╔══

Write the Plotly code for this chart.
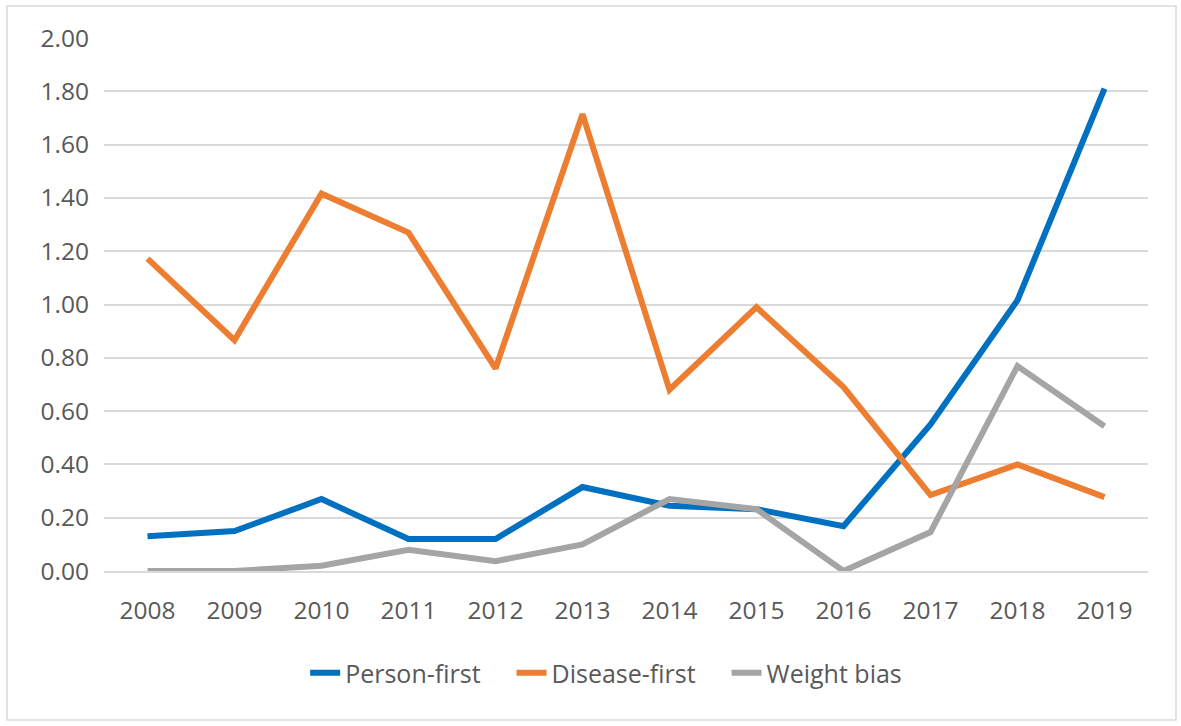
import plotly.graph_objects as go

years = ["2008", "2009", "2010", "2011", "2012", "2013", "2014", "2015", "2016", "2017", "2018", "2019"]
person_first = [0.13, 0.15, 0.27, 0.12, 0.12, 0.315, 0.245, 0.232, 0.168, 0.55, 1.016, 1.81]
disease_first = [1.172, 0.866, 1.416, 1.27, 0.76, 1.714, 0.68, 0.99, 0.69, 0.285, 0.40, 0.277]
weight_bias = [0.0, 0.0, 0.02, 0.08, 0.037, 0.10, 0.27, 0.232, 0.0, 0.146, 0.769, 0.543]
y_ticks = [0.0, 0.2, 0.4, 0.6, 0.8, 1.0, 1.2, 1.4, 1.6, 1.8, 2.0]

series = [
    ("Person-first", person_first, "#0070C0"),
    ("Disease-first", disease_first, "#ED7D31"),
    ("Weight bias", weight_bias, "#A5A5A5"),
]

pad = "\u00a0" * 4
fig = go.Figure()
for i, (name, vals, color) in enumerate(series):
    fig.add_trace(go.Scatter(
        x=years, y=vals, name=name + (pad if i < len(series) - 1 else ""), mode="lines",
        line=dict(color=color, width=6),
    ))

W, H = 1181, 726
L, R, T, B = 104, 33, 38, 155
pw, ph = W - L - R, H - T - B

def px_x(p):
    return (p - L) / pw

def px_y(p):
    return (H - B - p) / ph

fig.add_shape(type="rect", xref="paper", yref="paper",
              x0=px_x(7), x1=px_x(1176), y0=px_y(720), y1=px_y(6),
              line=dict(color="#D9D9D9", width=1.5), fillcolor="rgba(0,0,0,0)",
              layer="below")

font_color = "#595959"
fig.update_layout(
    width=W, height=H,
    margin=dict(l=L, r=R, t=T, b=B, pad=0),
    paper_bgcolor="white", plot_bgcolor="white",
    font=dict(family="Open Sans, sans-serif", size=24, color=font_color),
    showlegend=True,
    legend=dict(orientation="h", x=0.481, xanchor="center", y=px_y(673), yanchor="middle",
                font=dict(size=25, color=font_color), itemwidth=30,
                tracegroupgap=0),
    xaxis=dict(
        type="category", range=[-0.5, 11.5], showgrid=False,
        showline=True, linecolor="#D9D9D9", linewidth=1.5,
        ticks="", ticklabelstandoff=17, tickfont=dict(size=24.5, color=font_color),
        zeroline=False,
    ),
    yaxis=dict(
        range=[0, 2.0], tickvals=y_ticks, tickformat=".2f",
        showgrid=True, gridcolor="#D9D9D9", gridwidth=1.5,
        zeroline=False, showline=False, ticks="", ticklabelstandoff=14,
        tickfont=dict(size=24.5, color=font_color),
    ),
)

fig.write_html("out.html", config={"displayModeBar": False},
               post_script="document.body.style.margin='0';")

╚══

→ **Work to be completed**
Only the lines from the top of the data through the line with "import plotly.graph_objects as go" should be quoted, exactly and with both ends kept; skip the pictures.

→ **Result of this task**
Write the Plotly code for this chart.
import plotly.graph_objects as go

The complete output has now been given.